▽
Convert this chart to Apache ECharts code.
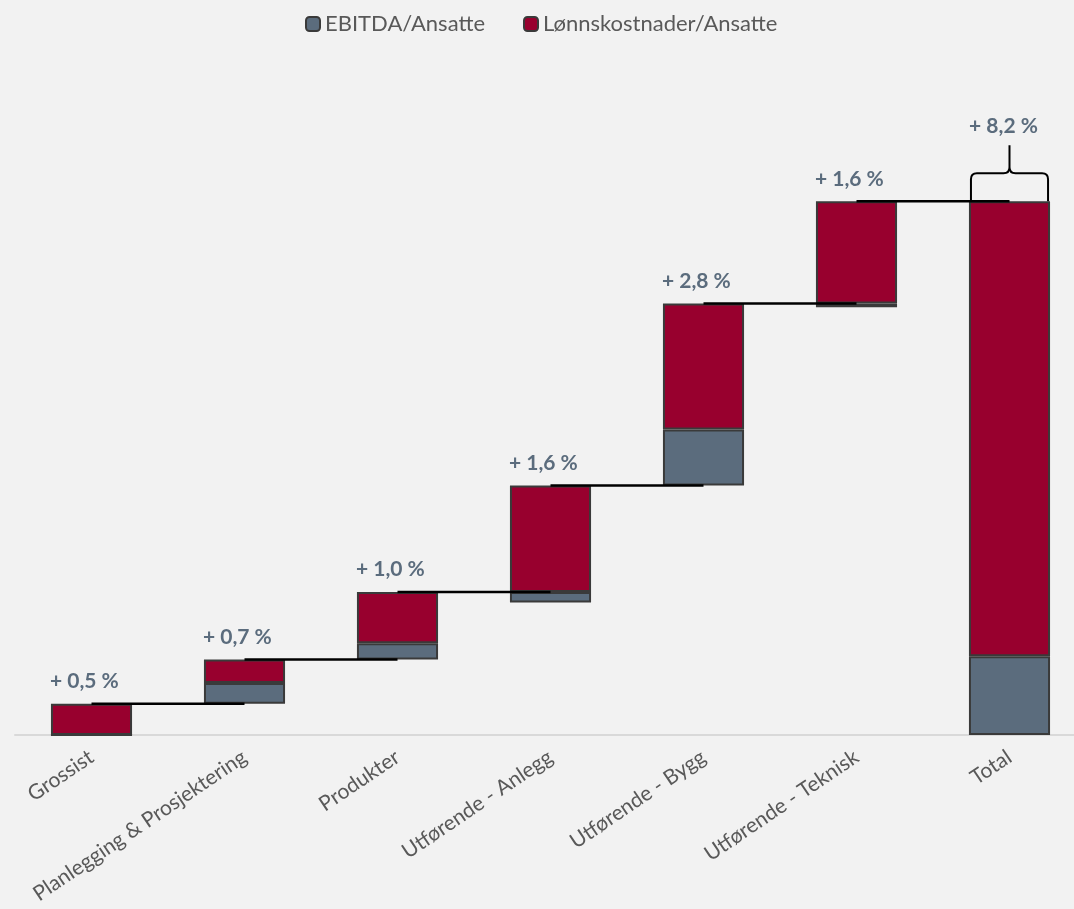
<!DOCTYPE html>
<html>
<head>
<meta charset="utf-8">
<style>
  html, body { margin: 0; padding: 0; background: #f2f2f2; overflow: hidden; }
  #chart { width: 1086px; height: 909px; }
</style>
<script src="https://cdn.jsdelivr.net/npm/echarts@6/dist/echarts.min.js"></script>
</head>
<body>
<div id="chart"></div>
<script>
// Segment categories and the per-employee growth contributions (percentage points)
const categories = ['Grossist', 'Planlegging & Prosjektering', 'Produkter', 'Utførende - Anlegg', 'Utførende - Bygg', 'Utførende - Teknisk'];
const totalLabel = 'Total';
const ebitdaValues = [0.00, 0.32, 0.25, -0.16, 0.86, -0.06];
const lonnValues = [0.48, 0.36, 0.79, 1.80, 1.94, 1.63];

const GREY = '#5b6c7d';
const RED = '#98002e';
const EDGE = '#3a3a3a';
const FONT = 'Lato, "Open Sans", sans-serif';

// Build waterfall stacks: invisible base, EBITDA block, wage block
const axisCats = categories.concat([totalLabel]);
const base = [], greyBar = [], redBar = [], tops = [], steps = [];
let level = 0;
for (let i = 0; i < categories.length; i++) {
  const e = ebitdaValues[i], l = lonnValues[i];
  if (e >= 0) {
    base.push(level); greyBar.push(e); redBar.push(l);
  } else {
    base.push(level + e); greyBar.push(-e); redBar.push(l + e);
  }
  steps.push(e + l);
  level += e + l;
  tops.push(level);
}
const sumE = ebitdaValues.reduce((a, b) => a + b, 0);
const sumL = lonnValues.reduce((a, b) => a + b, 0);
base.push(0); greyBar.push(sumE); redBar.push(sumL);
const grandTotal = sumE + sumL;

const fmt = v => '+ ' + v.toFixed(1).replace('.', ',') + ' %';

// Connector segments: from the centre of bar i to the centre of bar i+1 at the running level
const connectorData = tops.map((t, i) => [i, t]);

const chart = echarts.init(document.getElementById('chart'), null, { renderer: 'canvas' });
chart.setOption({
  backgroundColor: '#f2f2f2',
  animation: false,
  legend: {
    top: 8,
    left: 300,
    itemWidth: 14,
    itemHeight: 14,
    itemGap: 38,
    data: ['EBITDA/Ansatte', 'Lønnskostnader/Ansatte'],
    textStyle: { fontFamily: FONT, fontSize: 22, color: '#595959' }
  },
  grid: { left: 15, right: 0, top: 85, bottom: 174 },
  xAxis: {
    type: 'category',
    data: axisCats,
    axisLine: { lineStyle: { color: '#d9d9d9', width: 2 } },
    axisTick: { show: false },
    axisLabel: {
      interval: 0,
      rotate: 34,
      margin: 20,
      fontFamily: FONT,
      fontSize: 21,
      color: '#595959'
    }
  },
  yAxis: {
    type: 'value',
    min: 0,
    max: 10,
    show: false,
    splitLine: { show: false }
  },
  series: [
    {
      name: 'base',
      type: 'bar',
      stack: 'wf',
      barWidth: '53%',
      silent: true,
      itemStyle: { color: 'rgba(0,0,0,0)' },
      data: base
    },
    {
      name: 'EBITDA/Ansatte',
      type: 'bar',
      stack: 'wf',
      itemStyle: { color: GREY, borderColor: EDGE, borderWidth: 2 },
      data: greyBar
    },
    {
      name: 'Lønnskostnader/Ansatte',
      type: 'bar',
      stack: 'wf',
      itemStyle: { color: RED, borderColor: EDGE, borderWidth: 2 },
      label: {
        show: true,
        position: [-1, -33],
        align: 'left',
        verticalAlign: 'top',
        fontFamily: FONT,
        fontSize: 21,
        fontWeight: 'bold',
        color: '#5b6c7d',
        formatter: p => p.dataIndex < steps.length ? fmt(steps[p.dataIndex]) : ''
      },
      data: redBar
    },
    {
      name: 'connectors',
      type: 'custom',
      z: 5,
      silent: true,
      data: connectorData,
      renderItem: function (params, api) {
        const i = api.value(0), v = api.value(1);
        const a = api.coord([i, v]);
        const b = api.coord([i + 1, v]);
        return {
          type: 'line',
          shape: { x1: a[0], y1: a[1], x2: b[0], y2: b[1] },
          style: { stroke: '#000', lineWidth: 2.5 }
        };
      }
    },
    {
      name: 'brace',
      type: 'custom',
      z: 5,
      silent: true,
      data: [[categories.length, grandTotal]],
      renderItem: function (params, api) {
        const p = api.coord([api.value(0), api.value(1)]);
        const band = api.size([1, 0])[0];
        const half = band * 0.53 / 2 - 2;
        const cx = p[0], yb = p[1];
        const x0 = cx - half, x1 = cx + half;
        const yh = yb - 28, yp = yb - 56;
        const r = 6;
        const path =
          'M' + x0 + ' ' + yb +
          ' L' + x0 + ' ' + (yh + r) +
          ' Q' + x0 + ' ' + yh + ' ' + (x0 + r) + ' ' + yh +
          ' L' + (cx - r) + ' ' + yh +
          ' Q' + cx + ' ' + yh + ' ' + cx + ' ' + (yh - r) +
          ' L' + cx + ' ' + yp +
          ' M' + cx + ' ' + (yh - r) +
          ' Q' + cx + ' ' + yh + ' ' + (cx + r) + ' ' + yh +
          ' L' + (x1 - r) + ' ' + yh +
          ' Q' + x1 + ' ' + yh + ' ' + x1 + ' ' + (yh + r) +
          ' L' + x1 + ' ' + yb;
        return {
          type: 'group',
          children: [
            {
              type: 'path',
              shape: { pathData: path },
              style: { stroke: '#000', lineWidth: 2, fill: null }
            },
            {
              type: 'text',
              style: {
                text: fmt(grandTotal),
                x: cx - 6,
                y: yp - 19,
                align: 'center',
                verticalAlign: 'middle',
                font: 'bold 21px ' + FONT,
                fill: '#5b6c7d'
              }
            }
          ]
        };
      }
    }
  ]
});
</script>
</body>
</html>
△
Reproduce the material above in full, exactly, with no images.

Convert this chart to Apache ECharts code.
<!DOCTYPE html>
<html>
<head>
<meta charset="utf-8">
<style>
  html, body { margin: 0; padding: 0; background: #f2f2f2; overflow: hidden; }
  #chart { width: 1086px; height: 909px; }
</style>
<script src="https://cdn.jsdelivr.net/npm/echarts@6/dist/echarts.min.js"></script>
</head>
<body>
<div id="chart"></div>
<script>
// Segment categories and the per-employee growth contributions (percentage points)
const categories = ['Grossist', 'Planlegging & Prosjektering', 'Produkter', 'Utførende - Anlegg', 'Utførende - Bygg', 'Utførende - Teknisk'];
const totalLabel = 'Total';
const ebitdaValues = [0.00, 0.32, 0.25, -0.16, 0.86, -0.06];
const lonnValues = [0.48, 0.36, 0.79, 1.80, 1.94, 1.63];

const GREY = '#5b6c7d';
const RED = '#98002e';
const EDGE = '#3a3a3a';
const FONT = 'Lato, "Open Sans", sans-serif';

// Build waterfall stacks: invisible base, EBITDA block, wage block
const axisCats = categories.concat([totalLabel]);
const base = [], greyBar = [], redBar = [], tops = [], steps = [];
let level = 0;
for (let i = 0; i < categories.length; i++) {
  const e = ebitdaValues[i], l = lonnValues[i];
  if (e >= 0) {
    base.push(level); greyBar.push(e); redBar.push(l);
  } else {
    base.push(level + e); greyBar.push(-e); redBar.push(l + e);
  }
  steps.push(e + l);
  level += e + l;
  tops.push(level);
}
const sumE = ebitdaValues.reduce((a, b) => a + b, 0);
const sumL = lonnValues.reduce((a, b) => a + b, 0);
base.push(0); greyBar.push(sumE); redBar.push(sumL);
const grandTotal = sumE + sumL;

const fmt = v => '+ ' + v.toFixed(1).replace('.', ',') + ' %';

// Connector segments: from the centre of bar i to the centre of bar i+1 at the running level
const connectorData = tops.map((t, i) => [i, t]);

const chart = echarts.init(document.getElementById('chart'), null, { renderer: 'canvas' });
chart.setOption({
  backgroundColor: '#f2f2f2',
  animation: false,
  legend: {
    top: 8,
    left: 300,
    itemWidth: 14,
    itemHeight: 14,
    itemGap: 38,
    data: ['EBITDA/Ansatte', 'Lønnskostnader/Ansatte'],
    textStyle: { fontFamily: FONT, fontSize: 22, color: '#595959' }
  },
  grid: { left: 15, right: 0, top: 85, bottom: 174 },
  xAxis: {
    type: 'category',
    data: axisCats,
    axisLine: { lineStyle: { color: '#d9d9d9', width: 2 } },
    axisTick: { show: false },
    axisLabel: {
      interval: 0,
      rotate: 34,
      margin: 20,
      fontFamily: FONT,
      fontSize: 21,
      color: '#595959'
    }
  },
  yAxis: {
    type: 'value',
    min: 0,
    max: 10,
    show: false,
    splitLine: { show: false }
  },
  series: [
    {
      name: 'base',
      type: 'bar',
      stack: 'wf',
      barWidth: '53%',
      silent: true,
      itemStyle: { color: 'rgba(0,0,0,0)' },
      data: base
    },
    {
      name: 'EBITDA/Ansatte',
      type: 'bar',
      stack: 'wf',
      itemStyle: { color: GREY, borderColor: EDGE, borderWidth: 2 },
      data: greyBar
    },
    {
      name: 'Lønnskostnader/Ansatte',
      type: 'bar',
      stack: 'wf',
      itemStyle: { color: RED, borderColor: EDGE, borderWidth: 2 },
      label: {
        show: true,
        position: [-1, -33],
        align: 'left',
        verticalAlign: 'top',
        fontFamily: FONT,
        fontSize: 21,
        fontWeight: 'bold',
        color: '#5b6c7d',
        formatter: p => p.dataIndex < steps.length ? fmt(steps[p.dataIndex]) : ''
      },
      data: redBar
    },
    {
      name: 'connectors',
      type: 'custom',
      z: 5,
      silent: true,
      data: connectorData,
      renderItem: function (params, api) {
        const i = api.value(0), v = api.value(1);
        const a = api.coord([i, v]);
        const b = api.coord([i + 1, v]);
        return {
          type: 'line',
          shape: { x1: a[0], y1: a[1], x2: b[0], y2: b[1] },
          style: { stroke: '#000', lineWidth: 2.5 }
        };
      }
    },
    {
      name: 'brace',
      type: 'custom',
      z: 5,
      silent: true,
      data: [[categories.length, grandTotal]],
      renderItem: function (params, api) {
        const p = api.coord([api.value(0), api.value(1)]);
        const band = api.size([1, 0])[0];
        const half = band * 0.53 / 2 - 2;
        const cx = p[0], yb = p[1];
        const x0 = cx - half, x1 = cx + half;
        const yh = yb - 28, yp = yb - 56;
        const r = 6;
        const path =
          'M' + x0 + ' ' + yb +
          ' L' + x0 + ' ' + (yh + r) +
          ' Q' + x0 + ' ' + yh + ' ' + (x0 + r) + ' ' + yh +
          ' L' + (cx - r) + ' ' + yh +
          ' Q' + cx + ' ' + yh + ' ' + cx + ' ' + (yh - r) +
          ' L' + cx + ' ' + yp +
          ' M' + cx + ' ' + (yh - r) +
          ' Q' + cx + ' ' + yh + ' ' + (cx + r) + ' ' + yh +
          ' L' + (x1 - r) + ' ' + yh +
          ' Q' + x1 + ' ' + yh + ' ' + x1 + ' ' + (yh + r) +
          ' L' + x1 + ' ' + yb;
        return {
          type: 'group',
          children: [
            {
              type: 'path',
              shape: { pathData: path },
              style: { stroke: '#000', lineWidth: 2, fill: null }
            },
            {
              type: 'text',
              style: {
                text: fmt(grandTotal),
                x: cx - 6,
                y: yp - 19,
                align: 'center',
                verticalAlign: 'middle',
                font: 'bold 21px ' + FONT,
                fill: '#5b6c7d'
              }
            }
          ]
        };
      }
    }
  ]
});
</script>
</body>
</html>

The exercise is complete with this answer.